For instance, one construction which might be relevant is the construction which turns $C$ into the double category whose horizontal part is $C$ and whose vertical part is $Adj(C)$ (with the "obvious" squares). I'm not sure if this construction has better formal properties than $C \mapsto Adj(C)$ .

Mike Shulman (Jul 24 2022 at 17:01):

Well, I must say I disagree with your opinion about endofunctors. I think the world is littered with endofunctors that are not monads or comonads.

Mike Shulman (Jul 24 2022 at 17:09):

But it is possible to decompose $\rm Adj$ (or something equivalent to it) into a composite of other functors in a way that might be illuminating. For instance, consider the composite ${\rm Comp}\circ H \circ \rm Sq$ where:

$\rm Sq : 2Cat \to Dbl$ constructs the double category of squares (= quintets) in a 2-category.
$H : \rm Dbl \to Dbl$ constructs the horizontal opposite of a double category.
$\rm Comp : Dbl\to 2Cat$ constructs the 2-category of [[companion pairs]] in a double category.

The composite ${\rm Comp}\circ H$ constructs the 2-category of [[conjunctions]] in a double category, and a conjunction in ${\rm Sq}(C)$ is precisely an adjunction in $C$ . So this composite constructs the 2-category of adjunctions in a 2-category. This is biequivalent to your ${\rm Adj}(C)$ , but includes the whole adjunction as data, rather than its mere existence as a property.

In addition, we have an adjunction $\rm Sq \dashv Comp$ , so the composite $\rm Comp \circ Sq$ is a monad (though it is biequivalent to the identity).
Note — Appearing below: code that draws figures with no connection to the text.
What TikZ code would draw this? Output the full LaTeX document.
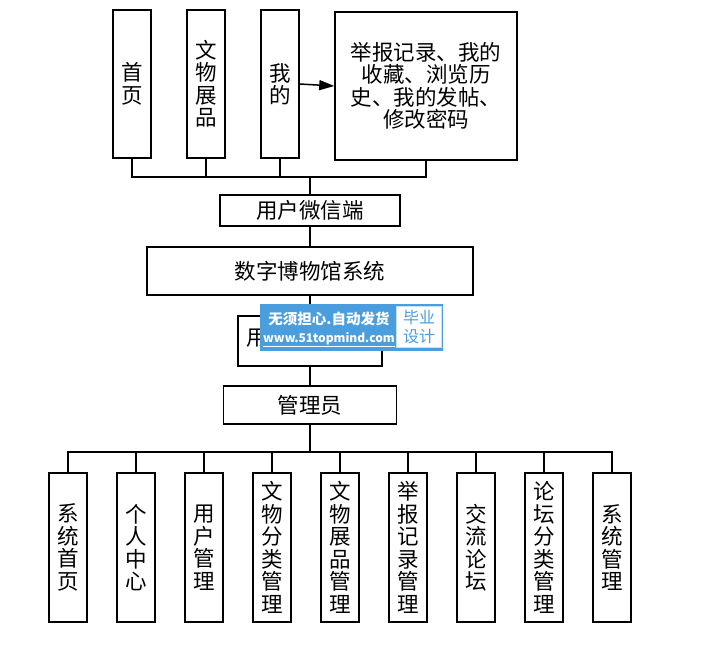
\documentclass[tikz,border=0pt]{standalone}
\usepackage{fontspec}
\newfontfamily\cjk{Noto Sans CJK SC}
\usepackage{xcolor}
\usetikzlibrary{calc}
\usetikzlibrary{arrows.meta}
\definecolor{wmblue}{RGB}{74,158,221}
\definecolor{wmedge}{RGB}{200,225,245}
\tikzset{
	box/.style={draw,line width=1.5pt,inner sep=0pt,align=center,
		font=\cjk\fontsize{21.5}{22.5}\selectfont},
	vbox/.style={box,minimum width=38pt,minimum height=148pt},
	hbox/.style={box,minimum height=31pt},
	link/.style={line width=1.5pt},
}

\begin{document}
\begin{tikzpicture}[x=1pt,y=-1pt]
	\useasboundingbox (0,0) rectangle (704,655);% page as large as the reference
	% top row, user side
	\node[vbox] (shouye) at (132,84) {首\\页};
	\node[vbox] (zhanpin) at (206,84) {文\\物\\展\\品};
	\node[vbox] (wode) at (280,84) {我\\的};
	\node[box,minimum width=182pt,minimum height=148pt] (jubao) at (426,86)
		{举报记录、我的\\收藏、浏览历\\史、我的发帖、\\修改密码};
	\draw[link,-{Triangle[length=15pt,width=10pt]}] (wode.east) -- (jubao.west);
	% bus above the user box
	\coordinate (topbus) at (310,177);
	\node[hbox,minimum width=180pt] (weixin) at (310,210.5) {用户微信端};
	\draw[link] (shouye.south) |- (topbus) -| (jubao.south);
	\draw[link] (zhanpin.south) -- (zhanpin.south |- topbus);
	\draw[link] (wode.south) -- (wode.south |- topbus);
	\draw[link] (topbus) -- (weixin.north);
	% the system itself
	\node[box,minimum width=326pt,minimum height=48pt] (xitong) at (310,271) {数字博物馆系统};
	\draw[link] (weixin.south) -- (xitong.north);
	\node[box,minimum width=144pt,minimum height=50pt] (houtai) at (310,341) {};
	\node[font=\cjk\fontsize{21.5}{22.5}\selectfont,inner sep=0pt] (houtaitext) at (257,338) {用};
	\draw[link] (xitong.south) -- (houtai.north);
	\node[hbox,minimum width=173pt,minimum height=38pt] (guanli) at (310,405) {管理员};
	\draw[link] (houtai.south) -- (guanli.north);
	% watermark lying over the box
	\node[fill=wmblue,minimum width=183pt,minimum height=47pt,inner sep=0pt] (wm) at (351.5,327.5) {};
	\node[fill=white,draw=wmedge,minimum width=45pt,minimum height=41pt,inner sep=0pt,
		align=center,text=wmblue,font=\cjk\fontsize{16}{19}\selectfont] (wmtag) at (419,327) {毕业\\设计};
	\node[text=white,font=\cjk\bfseries\fontsize{14.5}{16}\selectfont,inner sep=0pt] (wmline1) at (329,319) {无须担心.自动发货};
	\node[text=white,font=\cjk\bfseries\fontsize{12}{15}\selectfont,inner sep=0pt] (wmline2) at (329,340) {\underline{www.51topmind.com}};
	% bottom row, administrator side
	\coordinate (botbus) at (310,452);
	\draw[link] (guanli.south) -- (botbus);
	\node[vbox,minimum height=149pt] (m1) at (68,547.5) {系\\统\\首\\页};
	\node[vbox,minimum height=149pt] (m2) at (136,547.5) {个\\人\\中\\心};
	\node[vbox,minimum height=149pt] (m3) at (204,547.5) {用\\户\\管\\理};
	\node[vbox,minimum height=149pt] (m4) at (272,547.5) {文\\物\\分\\类\\管\\理};
	\node[vbox,minimum height=149pt] (m5) at (340,547.5) {文\\物\\展\\品\\管\\理};
	\node[vbox,minimum height=149pt] (m6) at (408,547.5) {举\\报\\记\\录\\管\\理};
	\node[vbox,minimum height=149pt] (m7) at (476,547.5) {交\\流\\论\\坛};
	\node[vbox,minimum height=149pt] (m8) at (544,547.5) {论\\坛\\分\\类\\管\\理};
	\node[vbox,minimum height=149pt] (m9) at (612,547.5) {系\\统\\管\\理};
	\draw[link] (m1.north) |- (botbus) -| (m9.north);
	\foreach \k in {2,...,8}
		\draw[link] (m\k.north) -- (m\k.north |- botbus);
\end{tikzpicture}
\end{document}
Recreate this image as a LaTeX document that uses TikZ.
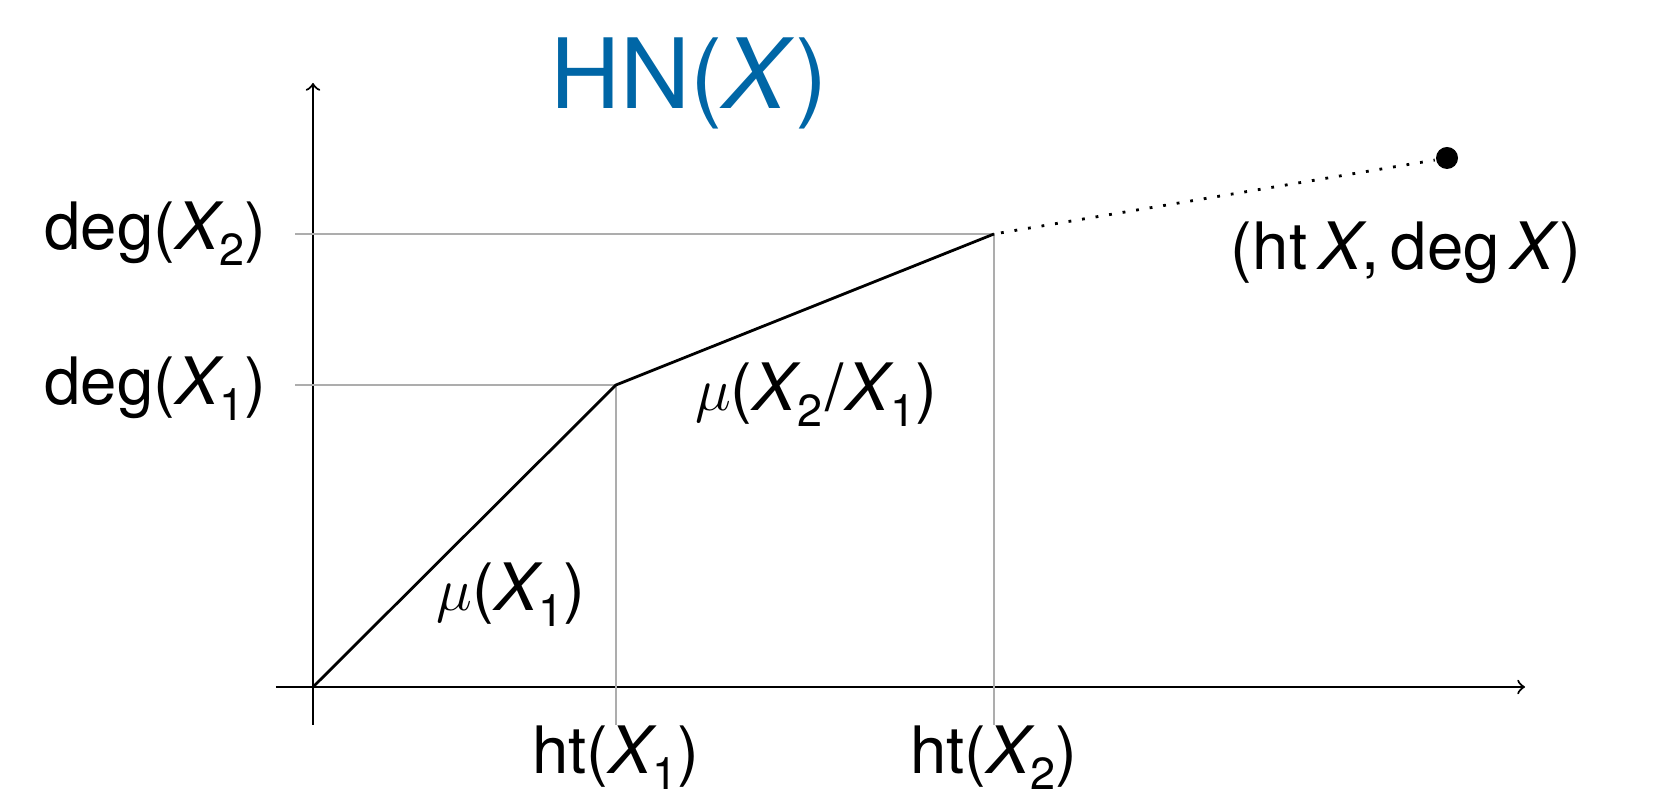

So this modified version of $\rm Adj$ is a "twist" ( $H$ ) away from being a monad.

John Baez (Jul 24 2022 at 17:13):

Nice!

Tim Campion (Jul 24 2022 at 17:25):

Oh that is very nice!

Tim Campion (Jul 24 2022 at 17:26):

@Mike Shulman I've had trouble finding an actual reference for the adjunction $Sq \dashv Comp$ -- is this in the literature somewhere?

Tim Campion (Jul 24 2022 at 17:27):

While I'm at it -- in the $\infty$ -categorical setting, Gaitsgory and Rozenblyum conjectured that $Sq$ is fully faithful, but I don't know a reference for this in the strict setting even. Do you?

Tim Campion (Jul 24 2022 at 17:29):

(I also don't know a reference for the left adjoint of $Sq$ , which is related to the Gray tensor product, but this is taking me increasingly further afield!)

Mike Shulman (Jul 24 2022 at 17:29):

No, I don't know a reference for that adjunction.

Mike Shulman (Jul 24 2022 at 17:31):

We discussed the putative full-faithfulness of $\rm Sq$ here. I don't think I have anything to add to that.

Tim Campion (Jul 24 2022 at 17:32):

Oh you're right -- we've talked about this before!

Tim Campion (Jul 24 2022 at 17:33):

Right -- I think my takeaway from that discussion was that if $Sq$ is fully faithful, then it's only when you take the domain of $Sq$ to be (Rezk-complete) $(\infty,2)$ -categories (or maybe $(m,2)$ -categories for large enough $m$ ).

David Kern (Aug 09 2022 at 14:51):

Tim Campion said:

Mike Shulman I've had trouble finding an actual reference for the adjunction $Sq \dashv Comp$ -- is this in the literature somewhere?

There is Theorem 1.7 in Grandis–Paré's Adjoints for double categories.